The Heuer 2000 diver watch was available in two versions. The first (top photo, below) featured a black aluminium bezel insert and a dial with small triangular hour markers, except for the baguette-style markers at 9 and 6 o’clock and an over sized triangle at 12 o’clock. The second version of the diver watch (bottom photo, above) had a stainless steel bezel with six “grip points”. This dial had baguette-style hour markers, except for the circle at 9 and 6 o’clock and a diamond-shape marker at 12 o’clock. It was this style that endured through to 2005 as the classic look of the series. While later models would offer the 2000 as an automatic, the Heuer 2000 watch was only available with a quartz movement.
Like the 2000 watch, the 2000 Chronograph was also available with either a coloured aluminium insert bezel, or the stainless steel bezel design seen on the models below. As you can also see from the photo below, the 2000 series was launched during the two-tone colour era, which is making something of a comeback today. As I write this, I am wearing a PVD Titanium Grand Carrera Calibre 17- with a Rose Gold bezel- looking very much like it took its design from the 266.006 you see below.
The movements used in the Heuer 2000 Series are actually quite remarkable. Many think of the 2000 as being an entry-level quartz watch, but actually the movement has far more to it than that. Both the quartz and automatic chronographs use the Dubois Depraz 2000 chronograph module. The Automatic movement (LWO 283) mates the DD2000 module to the ETA 2892 base, while the quartz movement (Calibre 185) uses a ESA 555.XXX (also known as the ETA 955.XXX) tractor.

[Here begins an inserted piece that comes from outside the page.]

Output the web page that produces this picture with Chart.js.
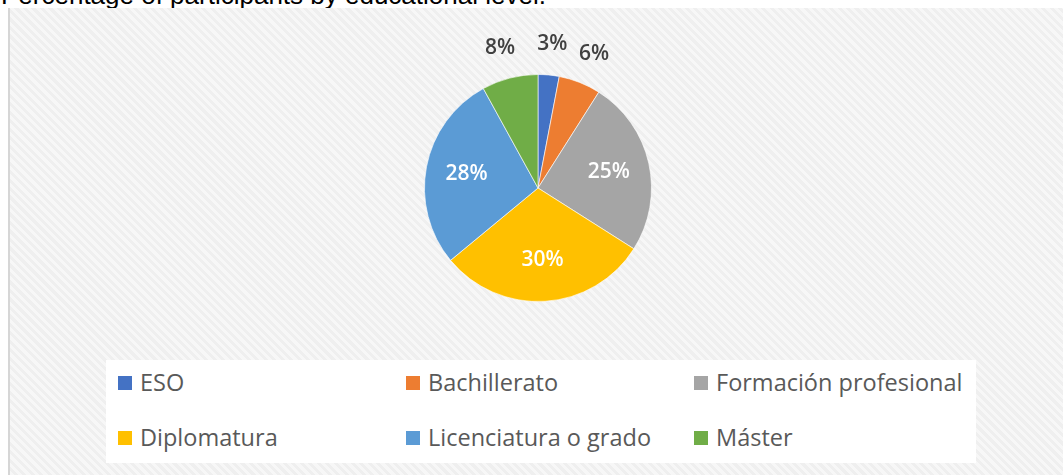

The Dubois Depraz 2000 module was the result of a partnership between Lemania and Dubois Depraz that began in the late 1970s. Because Heuer contributed to the funding of the project, the LWO 283 was initially exclusive to Heuer, but when Lemania sold its shares in Heuer in 1984 to TAG, the use of the movement became more widespread. Lemania sold the movement as the Lemania 283 to several high-end clients such as Audemars Piguet in their Royal Oak Offshore, Girard Perregaux (7000 Chronograph) and Baume et Mercier.
The quartz chronograph was effectively a forerunner of the Calibre S movement, combing a quartz base with a mechanical chronograph module.
Other Early 2000 Models
There were no shortage of model variants of the early Heuer 2000 series. In addition to the models outlined above, there was also a fixed bezel model (below, top right) and yet another bezel variation (top left) with the words “Heuer 2000″ printed on the bezel. These two models shared another variation of the Heuer 2000 dial- the hour lume markers being unique to these two models. Finally, there are two special PVD versions of the Quartz 2000 Chrono featured in the 1983 Heuer catalogue. While these models are supposedly part of the series, in reality they have little to do with the rest of the range. The square case is more reminiscent of the Lemania Heuer Carrera and Cortina models and the jubilee bracelet is something featured on no other 2000 watch. I suspect that these designs are a hang-over from the early 1980s Lemania era and somehow were thrown in with the 2000 range at the last minute- they’re cool looking watch, but they’re not a 2000 in my mind.